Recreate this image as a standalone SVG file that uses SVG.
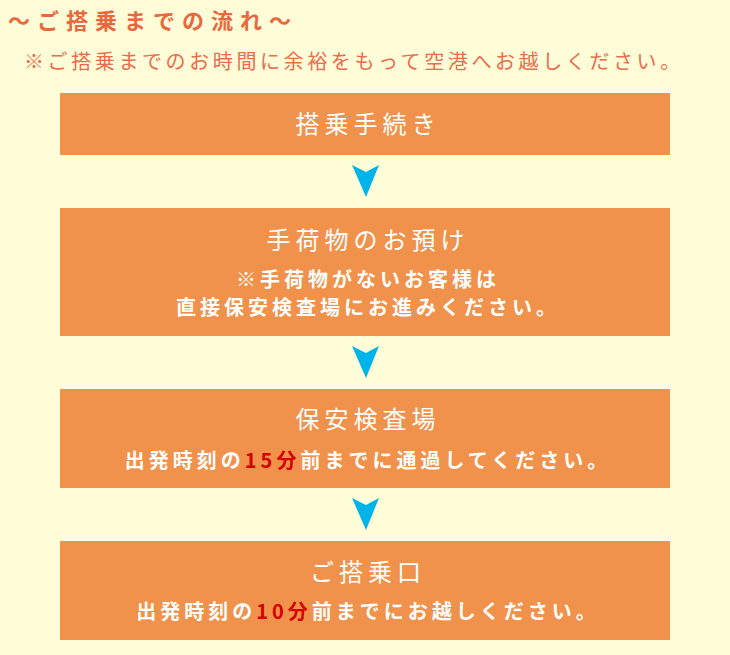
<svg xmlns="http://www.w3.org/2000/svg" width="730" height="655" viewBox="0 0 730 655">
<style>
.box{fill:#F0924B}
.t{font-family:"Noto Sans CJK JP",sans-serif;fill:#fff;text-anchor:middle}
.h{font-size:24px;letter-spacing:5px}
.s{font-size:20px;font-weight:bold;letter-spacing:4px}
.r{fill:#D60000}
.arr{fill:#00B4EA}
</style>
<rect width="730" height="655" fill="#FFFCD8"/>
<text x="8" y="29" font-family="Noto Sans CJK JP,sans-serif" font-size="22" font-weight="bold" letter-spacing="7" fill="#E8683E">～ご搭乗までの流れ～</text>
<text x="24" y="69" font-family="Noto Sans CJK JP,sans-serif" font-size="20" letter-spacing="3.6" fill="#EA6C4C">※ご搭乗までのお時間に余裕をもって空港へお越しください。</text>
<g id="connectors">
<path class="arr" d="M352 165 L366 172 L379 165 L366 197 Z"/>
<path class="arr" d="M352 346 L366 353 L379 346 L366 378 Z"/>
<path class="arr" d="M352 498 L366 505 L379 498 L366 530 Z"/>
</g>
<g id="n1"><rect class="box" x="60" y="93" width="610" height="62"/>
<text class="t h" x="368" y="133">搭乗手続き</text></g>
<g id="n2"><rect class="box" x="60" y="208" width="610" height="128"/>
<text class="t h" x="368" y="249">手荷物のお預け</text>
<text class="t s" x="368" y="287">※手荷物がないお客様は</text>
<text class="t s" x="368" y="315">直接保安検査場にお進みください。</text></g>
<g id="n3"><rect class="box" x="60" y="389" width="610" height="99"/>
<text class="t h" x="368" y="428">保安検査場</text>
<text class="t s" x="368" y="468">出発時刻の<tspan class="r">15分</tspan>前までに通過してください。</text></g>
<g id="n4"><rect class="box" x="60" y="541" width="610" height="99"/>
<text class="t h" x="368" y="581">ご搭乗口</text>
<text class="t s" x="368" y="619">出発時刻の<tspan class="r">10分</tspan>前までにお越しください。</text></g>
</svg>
-=-=-=-=-
OBJECTIVE
The listing above must be printed again exactly, minus its pictures.

RESPONSE TO THIS EXERCISE
Recreate this image as a standalone SVG file that uses SVG.
<svg xmlns="http://www.w3.org/2000/svg" width="730" height="655" viewBox="0 0 730 655">
<style>
.box{fill:#F0924B}
.t{font-family:"Noto Sans CJK JP",sans-serif;fill:#fff;text-anchor:middle}
.h{font-size:24px;letter-spacing:5px}
.s{font-size:20px;font-weight:bold;letter-spacing:4px}
.r{fill:#D60000}
.arr{fill:#00B4EA}
</style>
<rect width="730" height="655" fill="#FFFCD8"/>
<text x="8" y="29" font-family="Noto Sans CJK JP,sans-serif" font-size="22" font-weight="bold" letter-spacing="7" fill="#E8683E">～ご搭乗までの流れ～</text>
<text x="24" y="69" font-family="Noto Sans CJK JP,sans-serif" font-size="20" letter-spacing="3.6" fill="#EA6C4C">※ご搭乗までのお時間に余裕をもって空港へお越しください。</text>
<g id="connectors">
<path class="arr" d="M352 165 L366 172 L379 165 L366 197 Z"/>
<path class="arr" d="M352 346 L366 353 L379 346 L366 378 Z"/>
<path class="arr" d="M352 498 L366 505 L379 498 L366 530 Z"/>
</g>
<g id="n1"><rect class="box" x="60" y="93" width="610" height="62"/>
<text class="t h" x="368" y="133">搭乗手続き</text></g>
<g id="n2"><rect class="box" x="60" y="208" width="610" height="128"/>
<text class="t h" x="368" y="249">手荷物のお預け</text>
<text class="t s" x="368" y="287">※手荷物がないお客様は</text>
<text class="t s" x="368" y="315">直接保安検査場にお進みください。</text></g>
<g id="n3"><rect class="box" x="60" y="389" width="610" height="99"/>
<text class="t h" x="368" y="428">保安検査場</text>
<text class="t s" x="368" y="468">出発時刻の<tspan class="r">15分</tspan>前までに通過してください。</text></g>
<g id="n4"><rect class="box" x="60" y="541" width="610" height="99"/>
<text class="t h" x="368" y="581">ご搭乗口</text>
<text class="t s" x="368" y="619">出発時刻の<tspan class="r">10分</tspan>前までにお越しください。</text></g>
</svg>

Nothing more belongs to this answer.